What: March marked another volatile month for 3D printing stocks. Shares of 3D Systems (NYSE:DDD) finished the month 36.9% higher, fueled by its fourth-quarter earnings that exceeded Wall Street revenue expectations. Rival Stratasys (NASDAQ:SSYS) finished March 27.9% higher.

DDD Chart

DDD data by YCharts.

So what: To recap, 3D Systems released preliminary fourth-quarter earnings in February, before the final results were released in March. 3D Systems' final fourth-quarter revenue fell 2% year over year to $183.4 million, which translated to an adjusted profit of $20.9 million, or $0.19 per share. Sequentially, 3D Systems' fourth-quarter revenue increased by an encouraging 21% compared to the third quarter. Considering Wall Street expected 3D Systems to generate a mere $161 million in fourth-quarter revenue prior to its preliminary earnings, it was a solid beat for the company.

Despite the headline beat and stock surge, 3D Systems' hardware sales fell 16.1% year over year, underscoring continued softness in customer spending. Throughout 2015, 3D printing spending slowed considerably across the industry, which Stratasys believes was caused by an oversaturation of 3D printers already in the marketplace. Ultimately, weakness in 3D printing hardware undermines the long-term promise of 3D Systems' razor-and-blade model, where 3D printer sales fuels recurring sales of high-margin materials to help drive earnings growth.

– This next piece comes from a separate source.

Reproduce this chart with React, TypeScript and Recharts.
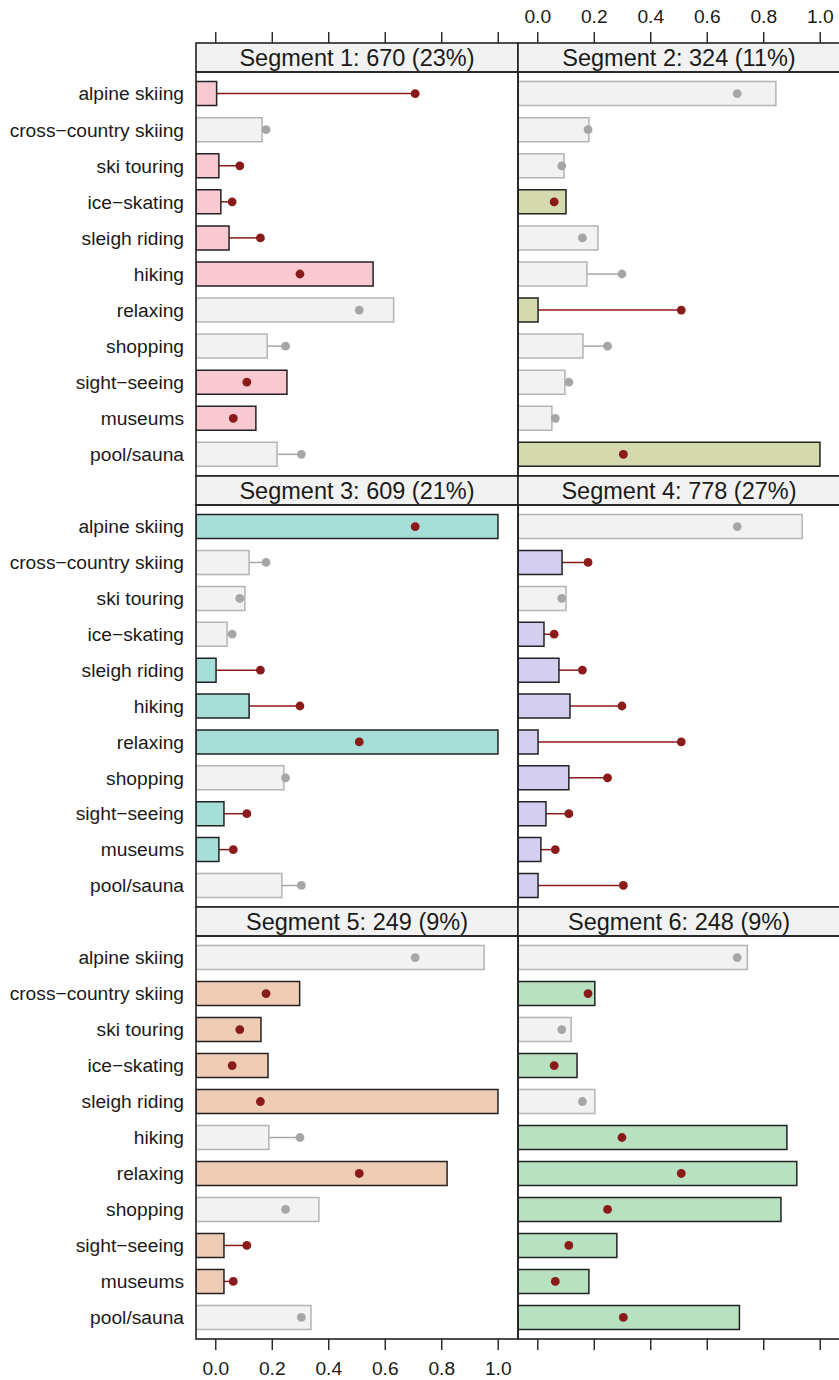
import { ComposedChart, Bar, Line, XAxis, YAxis, Cell } from "recharts";

const activities = [
  "alpine skiing",
  "cross\u2212country skiing",
  "ski touring",
  "ice\u2212skating",
  "sleigh riding",
  "hiking",
  "relaxing",
  "shopping",
  "sight\u2212seeing",
  "museums",
  "pool/sauna",
];

// overall mean (the dots)
const overallMean = [0.706, 0.178, 0.085, 0.058, 0.158, 0.298, 0.508, 0.247, 0.11, 0.062, 0.303];

const seg1 = [0.003, 0.164, 0.011, 0.018, 0.047, 0.557, 0.63, 0.182, 0.252, 0.142, 0.217];
const seg2 = [0.843, 0.181, 0.093, 0.1, 0.213, 0.174, 0.001, 0.16, 0.096, 0.05, 0.999];
const seg3 = [0.999, 0.118, 0.103, 0.04, 0.001, 0.118, 0.999, 0.241, 0.029, 0.011, 0.234];
const seg4 = [0.936, 0.086, 0.1, 0.022, 0.075, 0.114, 0.001, 0.11, 0.029, 0.011, 0.001];
const seg5 = [0.95, 0.297, 0.16, 0.185, 0.999, 0.188, 0.819, 0.365, 0.029, 0.029, 0.337];
const seg6 = [0.742, 0.202, 0.118, 0.139, 0.202, 0.882, 0.917, 0.861, 0.28, 0.181, 0.714];

// 1 = marked (coloured) bar, 0 = grey bar
const seg1Marked = [1, 0, 1, 1, 1, 1, 0, 0, 1, 1, 0];
const seg2Marked = [0, 0, 0, 1, 0, 0, 1, 0, 0, 0, 1];
const seg3Marked = [1, 0, 0, 0, 1, 1, 1, 0, 1, 1, 0];
const seg4Marked = [0, 1, 0, 1, 1, 1, 1, 1, 1, 1, 1];
const seg5Marked = [0, 1, 1, 1, 1, 0, 1, 0, 1, 1, 0];
const seg6Marked = [0, 1, 0, 1, 0, 1, 1, 1, 1, 1, 1];

const segTitles = [
  "Segment 1: 670 (23%)",
  "Segment 2: 324 (11%)",
  "Segment 3: 609 (21%)",
  "Segment 4: 778 (27%)",
  "Segment 5: 249 (9%)",
  "Segment 6: 248 (9%)",
];
const segColors = ["#F9C9D2", "#D5D9AE", "#A6DFD7", "#D4CEF0", "#EFCDB4", "#B7E1C1"];

const xTicks = [0, 0.2, 0.4, 0.6, 0.8, 1];

const segments = [seg1, seg2, seg3, seg4, seg5, seg6];
const marks = [seg1Marked, seg2Marked, seg3Marked, seg4Marked, seg5Marked, seg6Marked];

const FONT = "'Liberation Sans', Arial, Helvetica, sans-serif";
const LO = -0.07;
const HI = 1.07;
const INK = "#222222";
const DOT_RED = "#8B1A1A";
const GREY_DOT = "#A6A6A6";
const GREY_FILL = "#F2F2F2";
const GREY_EDGE = "#B4B4B4";

const PANEL_W = 322;
const LABEL_W = 196;
const STRIP_H = 29;
const stripTops = [43, 476, 907];
const plotBottoms = [476, 907, 1339];
const colLefts = [196, 518];

function SegmentPanel({ idx }: { idx: number }) {
  const row = Math.floor(idx / 2);
  const col = idx % 2;
  const marked = marks[idx];
  const data = activities.map((name, i) => ({
    name,
    v: segments[idx][i],
    d: overallMean[i],
    on: marked[i] === 1,
  }));

  const plotTop = stripTops[row] + STRIP_H;
  const plotH = plotBottoms[row] - plotTop;
  const topH = row === 0 ? STRIP_H + stripTops[0] : 0;
  const botH = row === 2 ? 41 : 0;
  const yW = col === 0 ? LABEL_W : 0;
  const showNums = (row === 0 && col === 1) || (row === 2 && col === 0);
  const color = segColors[idx];

  const renderTick = (p: any) => {
    const { x, y, payload } = p;
    if (row === 0) {
      return (
        <g>
          <line x1={x} x2={x} y1={y - STRIP_H} y2={y - STRIP_H - 11} stroke={INK} strokeWidth={1.4} />
          {showNums && (
            <text x={x} y={y - STRIP_H - 20} textAnchor="middle" fontSize={19.2} fontFamily={FONT} fill="#1a1a1a">
              {payload.value.toFixed(1)}
            </text>
          )}
        </g>
      );
    }
    return (
      <g>
        <line x1={x} x2={x} y1={y} y2={y + 11} stroke={INK} strokeWidth={1.4} />
        {showNums && (
          <text x={x} y={y + 36} textAnchor="middle" fontSize={19.2} fontFamily={FONT} fill="#1a1a1a">
            {payload.value.toFixed(1)}
          </text>
        )}
      </g>
    );
  };

  const connector = (p: any) => {
    const cy = p.y + p.height / 2;
    return (
      <line
        x1={p.x}
        x2={p.x + p.width}
        y1={cy}
        y2={cy}
        stroke={p.payload.on ? DOT_RED : GREY_DOT}
        strokeWidth={1.5}
      />
    );
  };

  const renderDot = (p: any) => (
    <circle key={p.index} cx={p.cx} cy={p.cy} r={4.4} fill={p.payload.on ? DOT_RED : GREY_DOT} />
  );

  return (
    <div
      style={{
        position: "absolute",
        left: colLefts[col] - yW,
        top: plotTop - topH,
      }}
    >
      <ComposedChart
        layout="vertical"
        width={yW + PANEL_W}
        height={topH + plotH + botH}
        data={data}
        margin={{ top: 0, right: 0, bottom: 0, left: 0 }}
        barGap={-24}
      >
        <XAxis
          type="number"
          domain={[LO, HI]}
          allowDataOverflow
          ticks={xTicks}
          orientation={row === 0 ? "top" : "bottom"}
          height={row === 0 ? topH : botH}
          hide={row === 1}
          axisLine={false}
          tickLine={false}
          tickSize={0}
          tickMargin={0}
          tick={renderTick}
          interval={0}
        />
        <YAxis
          type="category"
          dataKey="name"
          width={LABEL_W}
          hide={col === 1}
          padding={{ top: 3.6, bottom: 3.6 }}
          axisLine={false}
          tickLine={false}
          tickSize={0}
          tickMargin={12}
          interval={0}
          tick={{ fontSize: 19.2, fill: "#1a1a1a", fontFamily: FONT }}
        />
        <Bar
          dataKey={(r: any) => [Math.min(r.v, r.d), Math.max(r.v, r.d)]}
          barSize={24}
          shape={connector}
          isAnimationActive={false}
        />
        <Bar dataKey={(r: any) => [LO, r.v]} barSize={24} isAnimationActive={false}>
          {data.map((r, i) => (
            <Cell
              key={i}
              fill={r.on ? color : GREY_FILL}
              stroke={r.on ? INK : GREY_EDGE}
              strokeWidth={1.5}
            />
          ))}
        </Bar>
        <Line
          dataKey="d"
          stroke="none"
          dot={renderDot}
          activeDot={false}
          isAnimationActive={false}
        />
      </ComposedChart>
    </div>
  );
}

export default function App() {
  return (
    <div
      style={{
        position: "absolute",
        left: 0,
        top: 0,
        width: 839,
        height: 1380,
        overflow: "hidden",
        background: "#fff",
        fontFamily: FONT,
      }}
    >
      {segTitles.map((_, i) => (
        <SegmentPanel key={i} idx={i} />
      ))}

      {/* strips and panel borders drawn on top */}
      <svg
        width={839}
        height={1380}
        style={{ position: "absolute", left: 0, top: 0, pointerEvents: "none" }}
      >
        {segTitles.map((title, i) => {
          const row = Math.floor(i / 2);
          const col = i % 2;
          const x = colLefts[col];
          const st = stripTops[row];
          return (
            <g key={i}>
              <rect x={x} y={st} width={PANEL_W} height={STRIP_H} fill="#F2F2F2" stroke={INK} strokeWidth={1.6} />
              <text
                x={x + PANEL_W / 2}
                y={st + 23.3}
                textAnchor="middle"
                fontSize={23.5}
                fontFamily={FONT}
                fill="#1a1a1a"
              >
                {title}
              </text>
              <rect
                x={x}
                y={st + STRIP_H}
                width={PANEL_W}
                height={plotBottoms[row] - st - STRIP_H}
                fill="none"
                stroke={INK}
                strokeWidth={1.6}
              />
            </g>
          );
        })}
      </svg>
    </div>
  );
}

Now what: Although 3D Systems beat Wall Street expectations, the company does not appear to be out of the woods yet. Management is in the process of conducting a comprehensive review of its entire business, and it expects continued softness in customer demand to persist. Until there's more clarity about industry demand and progress of 3D Systems' restructuring efforts, investors are probably in for more volatility.